The role of taxation in lending

The crucial influence of taxation on the functioning of banks is not, however, limited to the charges on banks and the impact they have on the profitability of financial institutions. Their impact on savings and investment behaviour, and by extension on the banks’ deposit base, can hardly be overestimated. Nor, therefore, can its impact on lending.

A crucial factor in this respect is the possibility financial institutions are given of attracting capital. Because savings deposits are so important to the financing of the economy, a shift in the deposit base could negatively affect lending. The study by Professor Huyghebaert (see How sustainable is the Belgian savings volume?) examined what impact the possible scrapping of the tax exemption on interest income could have on the volume of deposits. The regulated savings account currently benefits from a specific scheme under which interest income is exempted from withholding tax of 15% for a certain amount that is indexed annually. For 2013 the exemption is EUR 1,880.

Tax exemption 

It goes without saying that the scrapping of the tax exemption will have less of an effect in a period of low interest rates than in a period of high rates. This is because low interest rates generate less income, so fewer taxes have to be paid. In such circumstances, consumers will also be less inclined to move their money around. However, a relatively high interest rate will undeniably lead to a shift to other savings schemes covered by a more attractive tax regime.

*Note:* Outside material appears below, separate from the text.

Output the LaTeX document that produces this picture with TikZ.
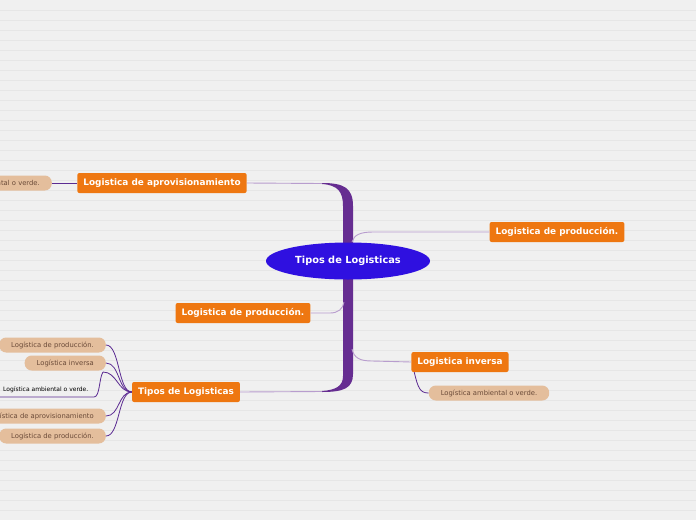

Moreover, if the economy brightens and a climate of greater economic security arises – with a rebounding stock market and lower unemployment – a large proportion of the risk aversion will disappear and some of the savings deposits will find their way to, for example, the equity market.

The combination of these factors – higher taxes, a more attractive stock market and lower unemployment – may cause the banks’ financing base to shrink and make it more difficult to finance the economy through lending.

Professor Huyghebaert estimates that in concrete terms, scrapping the tax exemption would lead to a 7.49% drop in the volume of regulated savings deposits. In figures, that would amount to almost EUR 16.3 billion. To put that into perspective, this equates to a contraction of the economy by 0.56% (measured via households’ disposable income).

That insight strengthens the financial sector in its belief that possible changes to the tax regime of the savings account must be analysed very closely before being pushed through. It must be remembered that a fiscally stable framework is crucial to ensuring the continued financing of the economy.

Deposits as a stable source of finance

As already stated, the volume of deposits is crucial to letting the banks fulfil their commitment to finance the economy within the framework of the Basel III regulations. This situation is also apparent from a study by Professor Nancy Huyghebaert of KU Leuven (see How sustainable are Belgian deposits?).

Deposits provide a stable source of financing because of their comparatively low risk of a “flight response”. This is all relative, however, because not all savings are the same, explains Professor Huyghebaert’s study. Household savings, for example, are invested in the short term (e.g. in a savings account) in uncertain times. When the economy picks up, households switch to investments with a fixed term over a longer period.

The financing capacity of a bank remains a fragile web of disparate strands and anyone who pulls on one of these strands risks shaking the entire web. For this reason, policymakers should be very wary of measures that could affect the deposit base.

The volume of the less flight-sensitive savings invested by companies in the longer term remains largely constant. That explains why the Belgian banks, given their dependence on these deposits, cannot continue to increase their financing capacity unchecked: it would be imprudent to consider today’s temporary situation, where there are plenty of savings available, as permanent.

If the volume of deposits were to shrink, for instance through a combination of the scrapping of the tax exemption on savings accounts, a drop in unemployment figures and the attraction of equity markets, the financial sector would either relatively quickly find it difficult to comply with the liquidity rules, or have to scale down its credit capacity.

The assumption of the general public that financial institutions are sitting on unseen abundant sources of savings that enable them to increase their financing capacity unchecked without consequences in terms of liquidity thus appears to be wrong. Quite the reverse: a sensitivity analysis revealed that a sudden outflow of 5% of the deposit base would already put the Belgian banking sector in difficulty as regards liquidity regulations.

In that case, the financial sector would have to make up for lost financing in one of the following ways:

  • reducing the balance sheet and granting fewer loans. The sector would then not have problems meeting the liquidity requirements, but the real economy would suffer from the reduction in the financial sector’s financing capacity
  • attracting financing on the interbank market. Given the fact Basel II deters interbank financing, this could result in the LCR scores of the financial sector falling below the required threshold

The last consequence seems at least to be at odds with the regulator’s attempt to push the banks in the direction of longer-term financing.

That as well is anything but self-evident for Belgian banks. The shift to long-term financing prescribed by the regulatory authority via the Net Stable Funding Ratio is being hampered because long-term investors mainly invest in fiscally-stimulated pension savings products and life assurance policies.

All this means that the rules will make it more difficult in the near future for Belgian financial institutions to be able to provide credit over very long periods and for large amounts. In actual fact this usually involves SME loans with a term of more than 5 years, mortgages of more than 20 years and project funding, for example for hospitals, motorways or schools, with terms of more than 20 years.